私は現状、不動産投資に関してはまだ経験も浅く、レバレッジのリスクを十分にコントロールできる自信はありません。
拡大スピードよりも「致命傷を負わない」ことを優先していますので、まだしばらくは家賃収入も手をつけず、しっかり貯金して、現金買いで2件目・3件目と時間をかけて買い進めていく予定です。

でも、その過程で様々な失敗やトラブルを経験し、スキルも洗練されてきたなら、レバレッジを有効活用して拡大スピードの加速を図ろうと思っています。

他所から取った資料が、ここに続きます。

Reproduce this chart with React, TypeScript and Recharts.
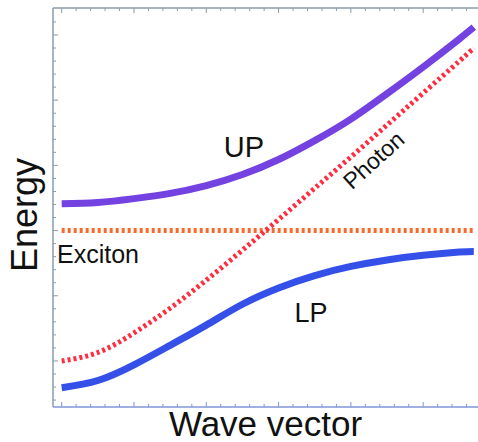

いきなり一億円のRCマンションをフルローンで、なんてことはしませんが、ローン支払いの残っていない物件を数件保有し、また時価総額で数件分に相当する株式を保有している状況で、ただ現金が一件分に届かない(または届くけど現金は温存したい)場合に、その一件分をローンで購入するならば、全く問題はありませんよね。

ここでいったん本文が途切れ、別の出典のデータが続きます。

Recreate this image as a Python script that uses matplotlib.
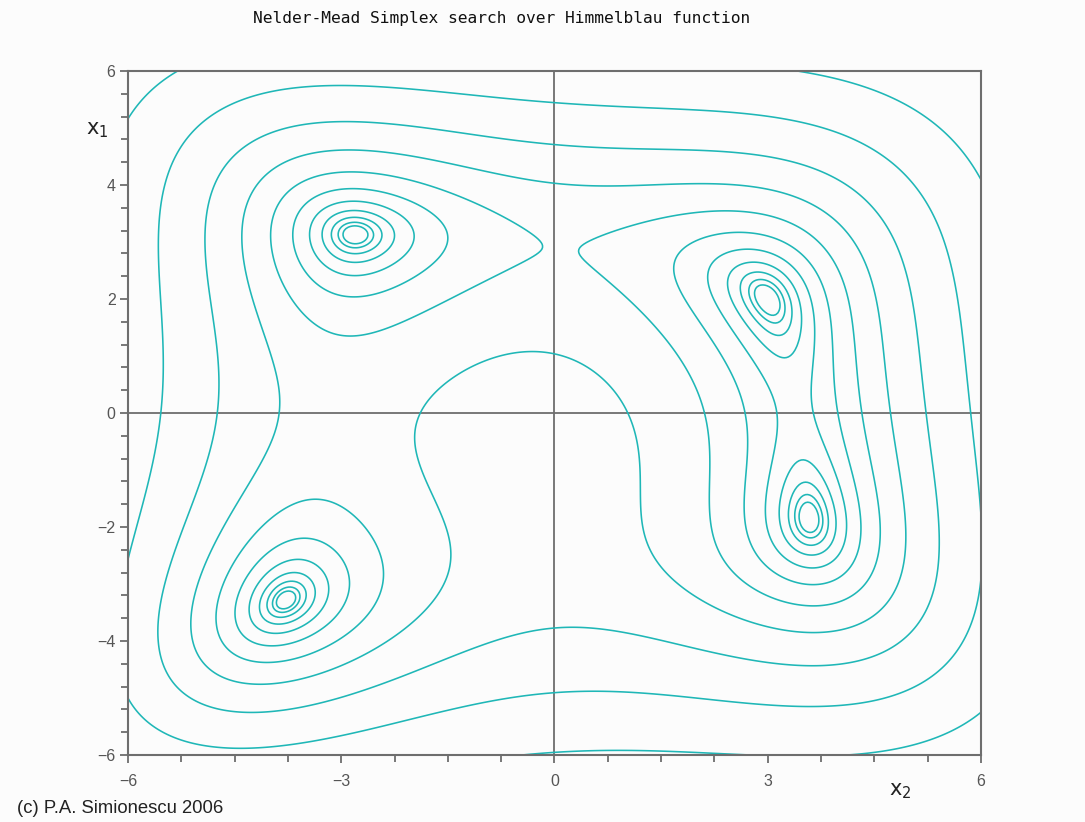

要はメリットとデメリットの比較と、そのリスクコントロールの問題なんです。


長々と書いてきましたが、たぶん、この方と私と、この問題に関しての価値観はそう大きくは違わないと思ってます。
「借金を原資に海外不動産投資(なんてダメ)」
「素人衆に安易に借金を勧めるのは犯罪的行為」
この辺は全面的に同意です。

文中で問題にしておられるのは、「意識高い系」の方で借金のメリットにだけ着目し、その裏側のリスクを過小評価する、または全く無視して安易に借金をしてしまう人たちと、そういう方々をカモとして自分の収入に換えておられる方々の悪質さでしょう。
それらが「腹に据えかねる」のも全く同じです。

ただ、そこからの結論が「借金は悪」になってしまうのはちょっと違和感を感じてしまったわけです。
借金のレバレッジにはやはり捨てがたい大きなメリットがあります。
繰り返しになりますが、問題は借金そのものではなく、そのリスクをしっかり認識することと、そのリスクをコントロールすることなんだと思います。



P.S.
「意識高い系」の皆さんがよく口にする
「借金には良い借金と悪い借金がある」という言葉。

私が思うに、借金には
「良い借金」
「悪い借金」 そして
「一見、良さそうに見える借金」があります。

一番上と一番下をしっかり見極めることができたなら、資産は加速度的に増加します。
それを見極めるのは決して簡単ではありませんが、その努力を頭から放棄してしまうのはやはりもったいないなぁ・・・・なんて思ってしまうわけです。